Exercise objective: Print word for word the first line of the listing below and every line after it, through the line with "const foll_chd4 = [-0.09, -0.02, 0.00, -0.09, 0.01];". Leave out the pictures and the rest.
#### Data lines
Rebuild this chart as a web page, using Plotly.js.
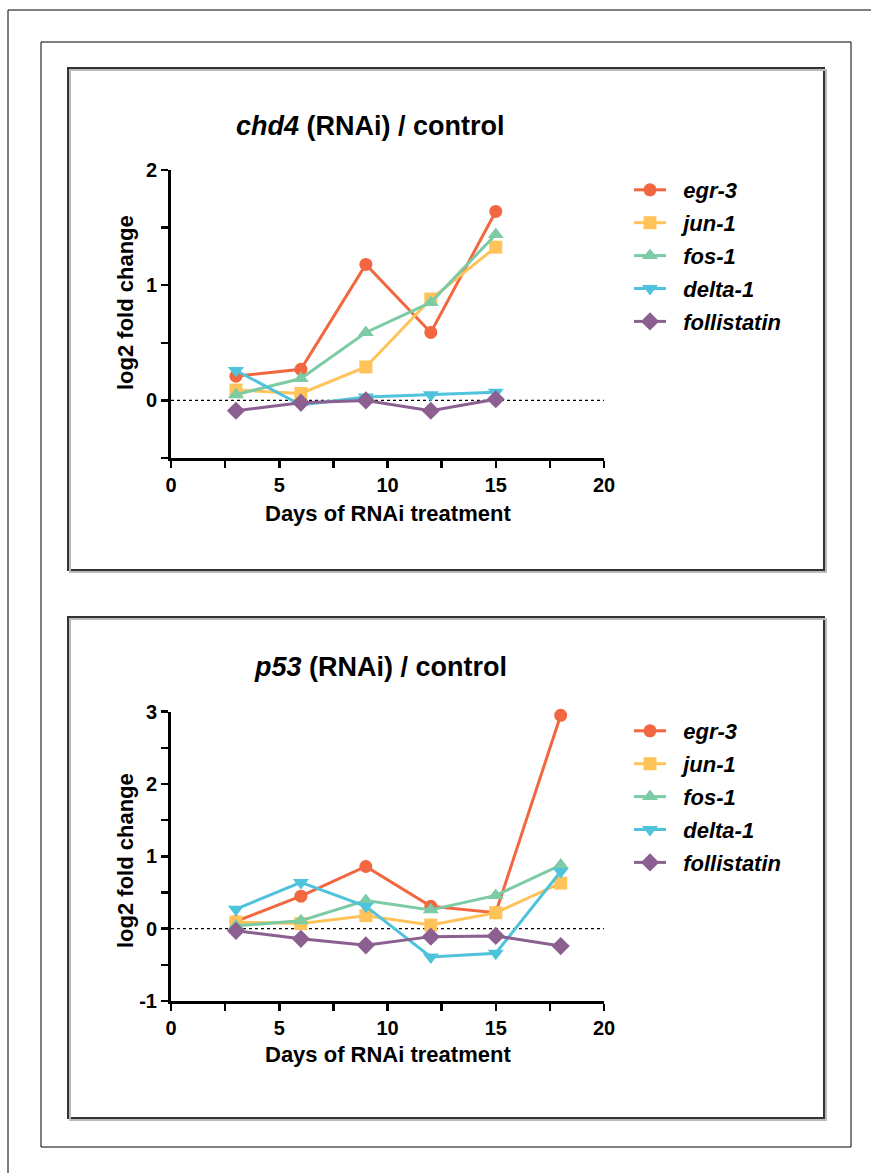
<!DOCTYPE html>
<html>
<head>
<meta charset="utf-8">
<script src="https://cdn.plot.ly/plotly-3.0.1.min.js"></script>
<style>html,body{margin:0;padding:0;background:#fff;}</style>
</head>
<body>
<div id="chart" style="width:871px;height:1173px;"></div>
<script>
// ---- data ----
const genes = ["egr-3", "jun-1", "fos-1", "delta-1", "follistatin"];
const days_chd4 = [3, 6, 9, 12, 15];
const days_p53 = [3, 6, 9, 12, 15, 18];

const egr3_chd4 = [0.21, 0.27, 1.18, 0.59, 1.64];
const jun1_chd4 = [0.09, 0.06, 0.29, 0.88, 1.33];
const fos1_chd4 = [0.05, 0.19, 0.59, 0.85, 1.44];
const delta1_chd4 = [0.26, -0.04, 0.03, 0.05, 0.07];
const foll_chd4 = [-0.09, -0.02, 0.00, -0.09, 0.01];

const egr3_p53 = [0.10, 0.45, 0.86, 0.31, 0.22, 2.95];
const jun1_p53 = [0.09, 0.07, 0.18, 0.05, 0.22, 0.63];
const fos1_p53 = [0.04, 0.11, 0.39, 0.26, 0.46, 0.88];
const delta1_p53 = [0.27, 0.64, 0.31, -0.39, -0.34, 0.79];
const foll_p53 = [-0.03, -0.14, -0.23, -0.11, -0.10, -0.24];

const xTickVals = [0, 5, 10, 15, 20];
const yTickVals_chd4 = [0, 1, 2];
const yTickVals_p53 = [-1, 0, 1, 2, 3];

// ---- styles ----
const colors = ["#F26640", "#FFC35A", "#7DCBA5", "#4FC3DB", "#8C5F91"];
const symbols = ["circle", "square", "triangle-up", "triangle-down", "diamond"];
const msizes = [13, 13, 14, 14, 14];

const W = 871, H = 1173;
const px = v => v / W;
const py = v => 1 - v / H;

const FONT = "Arial, 'Liberation Sans', sans-serif";

const seriesChd4 = [egr3_chd4, jun1_chd4, fos1_chd4, delta1_chd4, foll_chd4];
const seriesP53 = [egr3_p53, jun1_p53, fos1_p53, delta1_p53, foll_p53];

const traces = [];
seriesChd4.forEach((ys, i) => {
  traces.push({
    type: "scatter", mode: "lines+markers",
    x: days_chd4, y: ys, name: "  " + genes[i],
    xaxis: "x", yaxis: "y", legend: "legend", legendgroup: "a" + i,
    line: {color: colors[i], width: 3},
    marker: {color: colors[i], symbol: symbols[i], size: msizes[i]},
    cliponaxis: false
  });
});
seriesP53.forEach((ys, i) => {
  traces.push({
    type: "scatter", mode: "lines+markers",
    x: days_p53, y: ys, name: "  " + genes[i],
    xaxis: "x2", yaxis: "y2", legend: "legend2", legendgroup: "b" + i,
    line: {color: colors[i], width: 3},
    marker: {color: colors[i], symbol: symbols[i], size: msizes[i]},
    cliponaxis: false
  });
});

function xAxis(anchor) {
  return {
    domain: [px(171), px(604)], anchor: anchor,
    range: [0, 20], tickvals: xTickVals, ticktext: xTickVals.map(String),
    showline: true, linecolor: "#000", linewidth: 3,
    ticks: "outside", ticklen: 7, tickwidth: 2.5, tickcolor: "#000",
    minor: {dtick: 2.5, tick0: 0, ticks: "outside", ticklen: 7, tickwidth: 2.5, tickcolor: "#000"},
    showgrid: false, zeroline: false, fixedrange: true,
    tickfont: {family: FONT, size: 20, color: "#000", weight: "bold"}
  };
}
function yAxis(domain, range, tv, anchor) {
  return {
    domain: domain, anchor: anchor,
    range: range, tickvals: tv, ticktext: tv.map(String),
    showline: true, linecolor: "#000", linewidth: 3,
    ticks: "outside", ticklen: 7, tickwidth: 2.5, tickcolor: "#000",
    minor: {dtick: 0.5, tick0: 0, ticks: "outside", ticklen: 7, tickwidth: 2.5, tickcolor: "#000"},
    showgrid: false, zeroline: false, fixedrange: true,
    tickfont: {family: FONT, size: 20, color: "#000", weight: "bold"}
  };
}

const frameLine = {color: "#000", width: 1};
const panelLine = {color: "#333", width: 2};

const shapes = [
  // outer page frame (left and top edges)
  {type: "line", xref: "paper", yref: "paper", x0: px(8), x1: px(8), y0: py(10), y1: 0, line: frameLine},
  {type: "line", xref: "paper", yref: "paper", x0: px(8), x1: 1, y0: py(10), y1: py(10), line: frameLine},
  // middle frame
  {type: "rect", xref: "paper", yref: "paper", x0: px(41), x1: px(851), y0: py(42), y1: py(1147), line: frameLine},
  // panel shadows
  {type: "rect", xref: "paper", yref: "paper", x0: px(70), x1: px(826), y0: py(70), y1: py(572), line: {color: "#bbb", width: 2}},
  {type: "rect", xref: "paper", yref: "paper", x0: px(70), x1: px(826), y0: py(619), y1: py(1120), line: {color: "#bbb", width: 2}},
  // panels
  {type: "rect", xref: "paper", yref: "paper", x0: px(68), x1: px(824), y0: py(68), y1: py(570), line: panelLine, fillcolor: "#fff", layer: "below"},
  {type: "rect", xref: "paper", yref: "paper", x0: px(68), x1: px(824), y0: py(617), y1: py(1118), line: panelLine, fillcolor: "#fff", layer: "below"},
  // zero dotted lines
  {type: "line", xref: "x", yref: "y", x0: 0, x1: 20, y0: 0, y1: 0, line: {color: "#000", width: 1.3, dash: "dot"}, layer: "below"},
  {type: "line", xref: "x2", yref: "y2", x0: 0, x1: 20, y0: 0, y1: 0, line: {color: "#000", width: 1.3, dash: "dot"}, layer: "below"}
];

const titleFont = {family: FONT, size: 27, color: "#000", weight: "bold"};
const axTitleFont = {family: FONT, size: 22, color: "#000", weight: "bold"};

const annotations = [
  {xref: "paper", yref: "paper", x: px(370), y: py(126), xanchor: "center", yanchor: "middle",
   text: "<i>chd4</i> (RNAi) / control", showarrow: false, font: titleFont},
  {xref: "paper", yref: "paper", x: px(380), y: py(667), xanchor: "center", yanchor: "middle",
   text: "<i>p53</i> (RNAi) / control", showarrow: false, font: titleFont},
  {xref: "paper", yref: "paper", x: px(388), y: py(513), xanchor: "center", yanchor: "middle",
   text: "Days of RNAi treatment", showarrow: false, font: axTitleFont},
  {xref: "paper", yref: "paper", x: px(388), y: py(1054), xanchor: "center", yanchor: "middle",
   text: "Days of RNAi treatment", showarrow: false, font: axTitleFont},
  {xref: "paper", yref: "paper", x: px(125), y: py(302), xanchor: "center", yanchor: "middle", textangle: -90,
   text: "log2 fold change", showarrow: false, font: axTitleFont},
  {xref: "paper", yref: "paper", x: px(125), y: py(860), xanchor: "center", yanchor: "middle", textangle: -90,
   text: "log2 fold change", showarrow: false, font: axTitleFont}
];

const legendFont = {family: FONT, size: 22, color: "#000", weight: "bold", style: "italic"};
function legend(topPx) {
  return {
    x: px(629), y: py(topPx), xanchor: "left", yanchor: "top",
    bgcolor: "rgba(0,0,0,0)", borderwidth: 0, font: legendFont,
    tracegroupgap: 1.3, itemwidth: 32, itemclick: false, itemdoubleclick: false,
    traceorder: "grouped"
  };
}

const layout = {
  width: W, height: H,
  margin: {l: 0, r: 0, t: 0, b: 0},
  paper_bgcolor: "#fff", plot_bgcolor: "rgba(0,0,0,0)",
  showlegend: true,
  xaxis: xAxis("y"),
  yaxis: yAxis([py(458), py(170)], [-0.5, 2], yTickVals_chd4, "x"),
  xaxis2: xAxis("y2"),
  yaxis2: yAxis([py(1001), py(711.7)], [-1, 3], yTickVals_p53, "x2"),
  legend: legend(169),
  legend2: legend(710),
  shapes: shapes,
  annotations: annotations
};

Plotly.newPlot("chart", traces, layout, {displayModeBar: false, staticPlot: true});
</script>
</body>
</html>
########
Answer:
Rebuild this chart as a web page, using Plotly.js.
<!DOCTYPE html>
<html>
<head>
<meta charset="utf-8">
<script src="https://cdn.plot.ly/plotly-3.0.1.min.js"></script>
<style>html,body{margin:0;padding:0;background:#fff;}</style>
</head>
<body>
<div id="chart" style="width:871px;height:1173px;"></div>
<script>
// ---- data ----
const genes = ["egr-3", "jun-1", "fos-1", "delta-1", "follistatin"];
const days_chd4 = [3, 6, 9, 12, 15];
const days_p53 = [3, 6, 9, 12, 15, 18];

const egr3_chd4 = [0.21, 0.27, 1.18, 0.59, 1.64];
const jun1_chd4 = [0.09, 0.06, 0.29, 0.88, 1.33];
const fos1_chd4 = [0.05, 0.19, 0.59, 0.85, 1.44];
const delta1_chd4 = [0.26, -0.04, 0.03, 0.05, 0.07];
const foll_chd4 = [-0.09, -0.02, 0.00, -0.09, 0.01];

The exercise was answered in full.